Ticket #556 (closed bug: invalid)

Opened 13 years ago

Last modified 11 years ago

setref on derived pmc aggregate class loses data on return

Reported by: bsdz Owned by: kjs
Priority: major Milestone:
Component: core Version: trunk
Severity: high Keywords:
Cc: Language:
Patch status: Platform: all

Description

When deriving from PMC aggregate, data appears to be lost on return from sub after using setref opcode.

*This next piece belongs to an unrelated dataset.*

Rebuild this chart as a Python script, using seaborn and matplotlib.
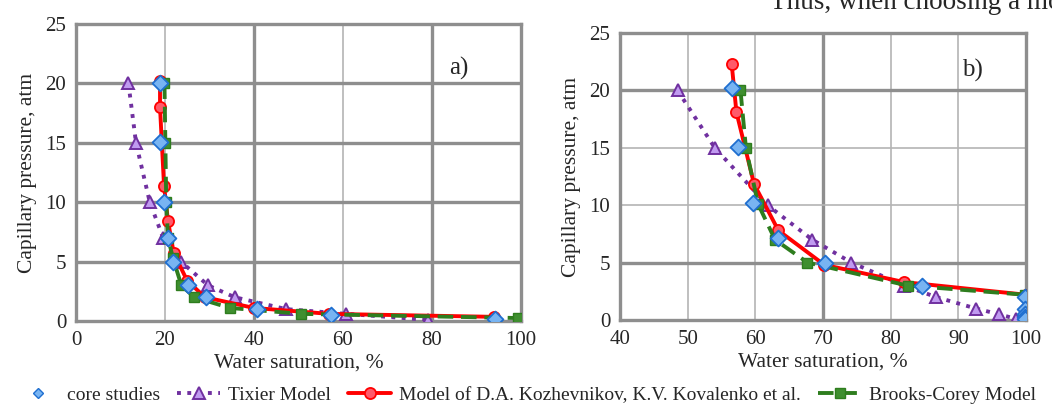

Here is an example code: -

.include 'library/dumper.pir'

.namespace [ 'MyRPA' ]
.sub '__dump' :method
    .param pmc dumper
    .param pmc label
    dumper.'genericArray'(label, self)
.end

.namespace []
.sub '' :main

    $P0 = subclass 'ResizablePMCArray', 'MyRPA'

    $P1 = new 'ResizablePMCArray'
    'pass_by_ref'($P1)
    _dumper($P1, 'RPA after')
    
    $P2 = new 'MyRPA'
    'pass_by_ref'($P2)
    _dumper($P2, 'MyRPA after') 
    
.end

.sub 'pass_by_ref'
    .param pmc p
    p[0] = 'hello'
    _dumper(p, 'before setref')
    setref p, p   
.end

The output is as follow: -

"before setref" => ResizablePMCArray (size:1) [
    "hello"
]
"RPA after" => ResizablePMCArray (size:1) [
    "hello"
]
"before setref" => PMC 'MyRPA' MyRPA (size:1) [
    "hello"
]
"MyRPA after" => PMC 'MyRPA' MyRPA (size:1) [
    null
]

The expected outcome should really be : -

"before setref" => ResizablePMCArray (size:1) [
    "hello"
]
"RPA after" => ResizablePMCArray (size:1) [
    "hello"
]
"before setref" => PMC 'MyRPA' MyRPA (size:1) [
    "hello"
]
"MyRPA after" => PMC 'MyRPA' MyRPA (size:1) [
    "hello"
]

Attachments

test.pir Download (0.6 KB) - added by bsdz 13 years ago.
Example pir code demonstrating bug.

Change History

Changed 13 years ago by bsdz

Example pir code demonstrating bug.

Changed 11 years ago by plobsing

  • status changed from new to closed
  • component changed from pirc to core
  • resolution set to invalid

The setref op does not mean pass by reference. Specifically, setref on FixedPMCArray and descendants (including ResizablePMCArray) is an extremely internal-ish operation that users should *not* be using.

The example code now segfaults. The segfault has nothing to do with the return (the _dumper call can be moved to immediately after the setref for the same effect) and everything to do with poking things that shouldn't be poked.